Zero Hora:19/01/2013
Algumas expressões têm a curiosa capacidade de evocar ideias exatamente 
opostas à do seu sentido original. “Decência”, por exemplo. Você ouve a 
palavra e imediatamente é atingido por uma incontrolável avalanche de 
pensamentos indecorosos. “Político honesto”: não importa o quanto você 
se esforce para lembrar de todos os homens públicos de bem que você 
conhece, ao ouvir essa expressão é em uma camarilha de pilantras da pior
 espécie que você vai pensar.
Outra ilustre representante dessa linhagem de palavras vira-casacas é
 “bons costumes”. Nada evoca menos um rol de comportamentos razoáveis do
 que essa expressão que recende ao perfume adocicado das viúvas 
rancorosas dos romances de época: falou em “bons costumes”, e eu lembro 
na hora de segredos de alcova e sacanagens reprimidas.
Imagino (espero) que a deputada estadual Myrian Rios não tenha 
pensado em nada disso ao redigir o projeto de lei, sancionado esta 
semana pelo governador do Rio de Janeiro, Sérgio Cabral, que propõe a 
genérica “promoção da moral e dos bons costumes”. O problema com os 
“bons costumes” é precisamente este: a gente nunca sabe muito bem o que 
as pessoas têm em mente quando defendem a sua causa.
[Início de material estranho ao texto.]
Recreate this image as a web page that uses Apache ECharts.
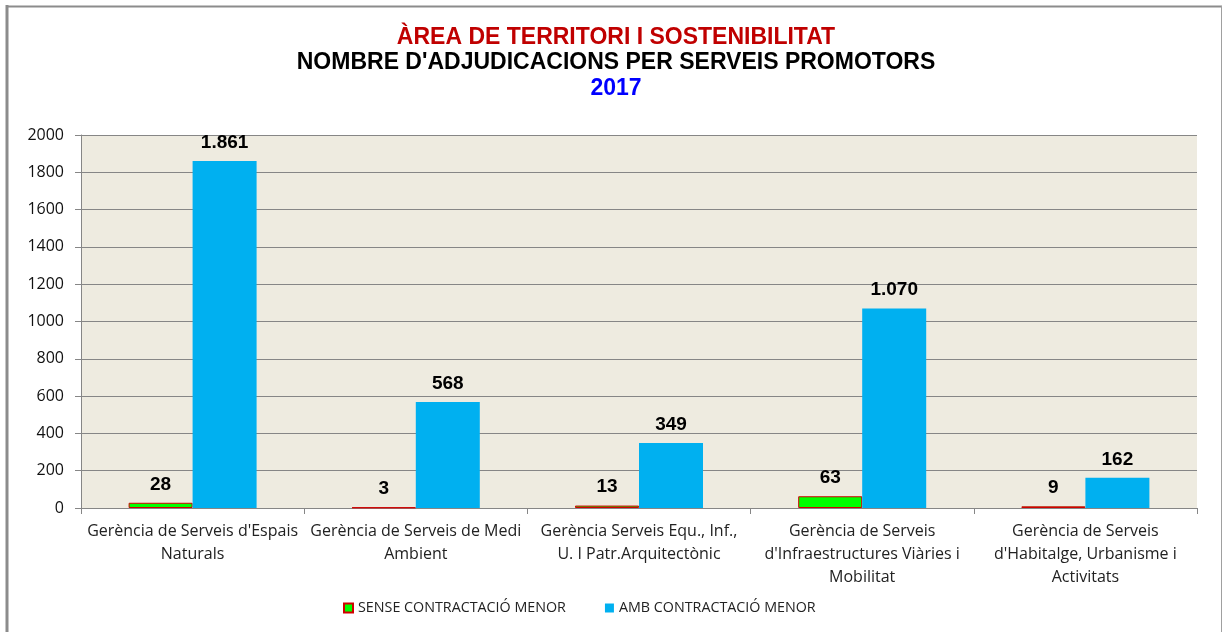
<!DOCTYPE html>
<html>
<head>
<meta charset="utf-8">
<script src="https://cdn.jsdelivr.net/npm/echarts@6/dist/echarts.min.js"></script>
<style>
html,body{margin:0;padding:0;background:#fff;}
#chart{width:1224px;height:632px;}
</style>
</head>
<body>
<div id="chart"></div>
<script>
const categories = [
  "Gerència de Serveis d'Espais\nNaturals",
  "Gerència de Serveis de Medi\nAmbient",
  "Gerència Serveis Equ., Inf.,\nU. I Patr.Arquitectònic",
  "Gerència de Serveis\nd'Infraestructures Viàries i\nMobilitat",
  "Gerència de Serveis\nd'Habitalge, Urbanisme i\nActivitats"
];
const seriesNames = ["SENSE CONTRACTACIÓ MENOR", "AMB CONTRACTACIÓ MENOR"];
const senseValues = [28, 3, 13, 63, 9];
const ambValues = [1861, 568, 349, 1070, 162];
const titleLines = ["ÀREA DE TERRITORI I SOSTENIBILITAT", "NOMBRE D'ADJUDICACIONS PER SERVEIS PROMOTORS", "2017"];

function fmt(v) {
  return String(v).replace(/\B(?=(\d{3})+(?!\d))/g, '.');
}

const chart = echarts.init(document.getElementById('chart'), null, {renderer: 'canvas'});
const labelStyle = {
  show: true,
  position: 'top',
  distance: 9,
  fontFamily: 'Liberation Sans, Arial, sans-serif',
  fontWeight: 'bold',
  fontSize: 19,
  color: '#000',
  formatter: p => fmt(p.value)
};
const titleFont = {fontFamily: 'Liberation Sans, Arial', fontWeight: 'bold', fontSize: 23};
chart.setOption({
  animation: false,
  backgroundColor: '#fff',
  title: [
    {text: titleLines[0], left: 611, textAlign: 'center', top: 21, textStyle: Object.assign({color: '#c00000'}, titleFont)},
    {text: titleLines[1], left: 611, textAlign: 'center', top: 46, textStyle: Object.assign({color: '#000'}, titleFont)},
    {text: titleLines[2], left: 611, textAlign: 'center', top: 72, textStyle: Object.assign({color: '#0000ff'}, titleFont)}
  ],
  legend: {
    bottom: 12,
    left: 338,
    itemGap: 39,
    itemWidth: 9,
    itemHeight: 9,
    icon: 'rect',
    textStyle: {fontFamily: 'Open Sans, sans-serif', fontSize: 14.3, color: '#222'},
    data: seriesNames
  },
  grid: {left: 81, right: 27, top: 135, bottom: 124, backgroundColor: '#eeebe0', show: true, borderWidth: 0},
  xAxis: {
    type: 'category',
    data: categories,
    axisLine: {lineStyle: {color: '#868686', width: 1}},
    axisTick: {show: true, length: 6, lineStyle: {color: '#868686'}},
    axisLabel: {interval: 0, fontFamily: 'Open Sans, sans-serif', fontSize: 16, color: '#222', lineHeight: 23, margin: 12}
  },
  yAxis: {
    type: 'value',
    min: 0, max: 2000, interval: 200,
    axisLine: {show: true, lineStyle: {color: '#868686'}},
    axisTick: {show: true, length: 6, lineStyle: {color: '#868686'}},
    splitLine: {lineStyle: {color: '#868686', width: 1}},
    axisLabel: {fontFamily: 'Open Sans, sans-serif', fontSize: 16, color: '#111', margin: 17, formatter: v => String(v)}
  },
  series: [
    {
      name: seriesNames[0], type: 'bar', data: senseValues, barWidth: 64, barGap: '0%',
      itemStyle: {color: '#00ff00', borderColor: '#d00000', borderWidth: 1},
      label: labelStyle
    },
    {
      name: seriesNames[1], type: 'bar', data: ambValues, barWidth: 64,
      itemStyle: {color: '#00b0f0'},
      label: labelStyle
    }
  ],
  graphic: [
    {type: 'line', shape: {x1: 7, y1: 5, x2: 7, y2: 632}, style: {stroke: '#8c8c8c', lineWidth: 3}},
    {type: 'line', shape: {x1: 6, y1: 6.5, x2: 1222, y2: 6.5}, style: {stroke: '#8c8c8c', lineWidth: 2}},
    {type: 'line', shape: {x1: 1221.5, y1: 6, x2: 1221.5, y2: 632}, style: {stroke: '#a0a0a0', lineWidth: 1}}
  ]
});
</script>
</body>
</html>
O que quer que sejam, uma coisa é certa: bons costumes mudam 
conforme a época, o lugar e a ocasião. Você pode achar que não fica bem 
uma moça desfilar sem a parte de cima do biquíni em Tramandaí – e é 
provável que a maioria das pessoas que frequentam aquela praia concorde 
com isso. Mas se você estiver na Praia da Galheta, em Floripa, ou na 
Praia do Pinho, em Camboriú, prepare-se para aceitar uma ideia um pouco 
diferente de figurino adequado para o local.
Jânio Quadros achou que poderia salvar o Brasil da decadência moral 
proibindo o biquíni em 1961. A ex-atriz, ex-mulher de Roberto Carlos e 
atual missionária talvez seja a favor da eliminação do sexo para fins 
recreativos (a deputada já anunciou que não transa há 10 anos) e da 
sunga branca na praia. Vai saber. Jânio e Myrian Rios têm em comum não 
apenas a sanha moralista, mas a excêntrica circunstância de terem sido 
eleitos – o que permitiu que seus delírios reformistas tomassem a 
dimensão de um assunto público.
Fascinada pela nostalgia de um passado idealizado e irrecuperável, a
 patrulha da moral e dos bons costumes ignora a complexidade do mundo e 
alimenta a ingênua fantasia de que é capaz de corrigir a sua rota – de 
volta para um lugar onde provavelmente nunca esteve.
Hábitos e práticas considerados adequados ou aceitáveis são, como 
todos os organismos vivos, produtos de adaptação, mutação e evolução. 
Algumas convicções a respeito da vida privada que passavam como verdade 
absoluta há pouco tempo hoje são questionadas, simplesmente porque mais e
 mais pessoas foram aprendendo a pensar de forma diferente.
Certas ideias e crenças vão se tornando, assim, tão anacrônicas 
quanto os dinossauros e os pássaros dodô – e não será surpreendente se 
acabarem tendo o mesmo final que eles.